Publié le 09 octobre 2015 par Alteroueb

Le bus, le métro constituent mon quotidien invariable : c’est mon mode de déplacement incontournable, au milieu d’un foret de regards hagards qui évitent à tout prix de se croiser. Mais on perçoit aussi çà et là des conversations plus ou moins feutrés qui se révèlent être souvent fort intéressantes. Au-delà des petites histoires personnelles, certaines discutions témoignent de la manière dont l’actualité est perçue par la frange de la population qui constitue une bonne partie – du moins suffisamment significative – de la société : étudiants, précaires, prolétaires… Pour en prendre le pouls du moment, prenez le métro, et laissez traîner les oreilles.

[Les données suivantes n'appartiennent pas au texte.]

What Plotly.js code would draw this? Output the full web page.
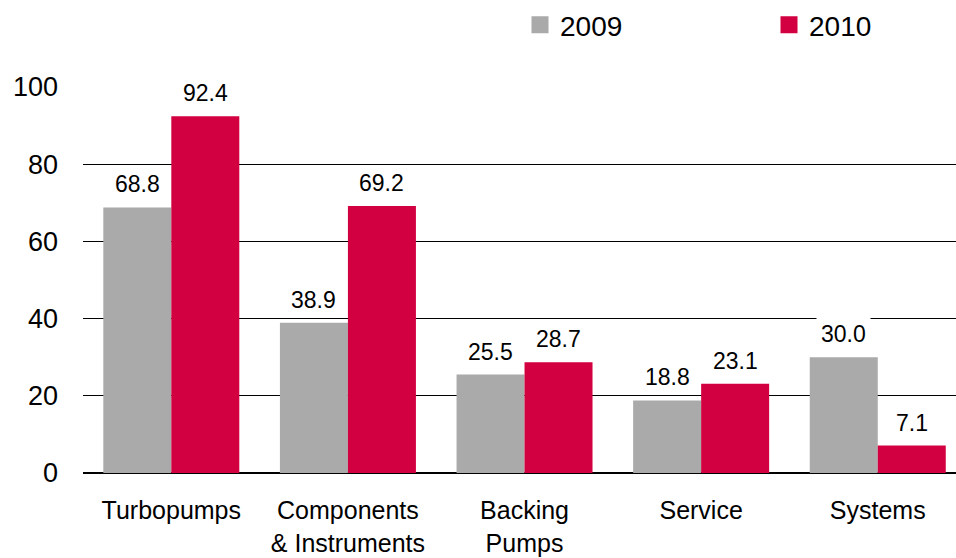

Et ce que j’y ai entendu à propos de «l’incident» lors du comité central d’entreprise de Air France m’a suffisamment marqué pour l’évoquer ici. A chaque fois que ce sujet était cité, les personnes ne semblaient nullement choqués par les faits, comme la presse et Manuel Valls l’ont martelé. Au contraire. Il semblait que dans de nombreux cas, la chose aurait très bien pu se passer chez eux de manière identique. Et que, si tel n’était pas le cas encore, cela n’allait tarder tant certains dirigeants, assurément, le méritaient.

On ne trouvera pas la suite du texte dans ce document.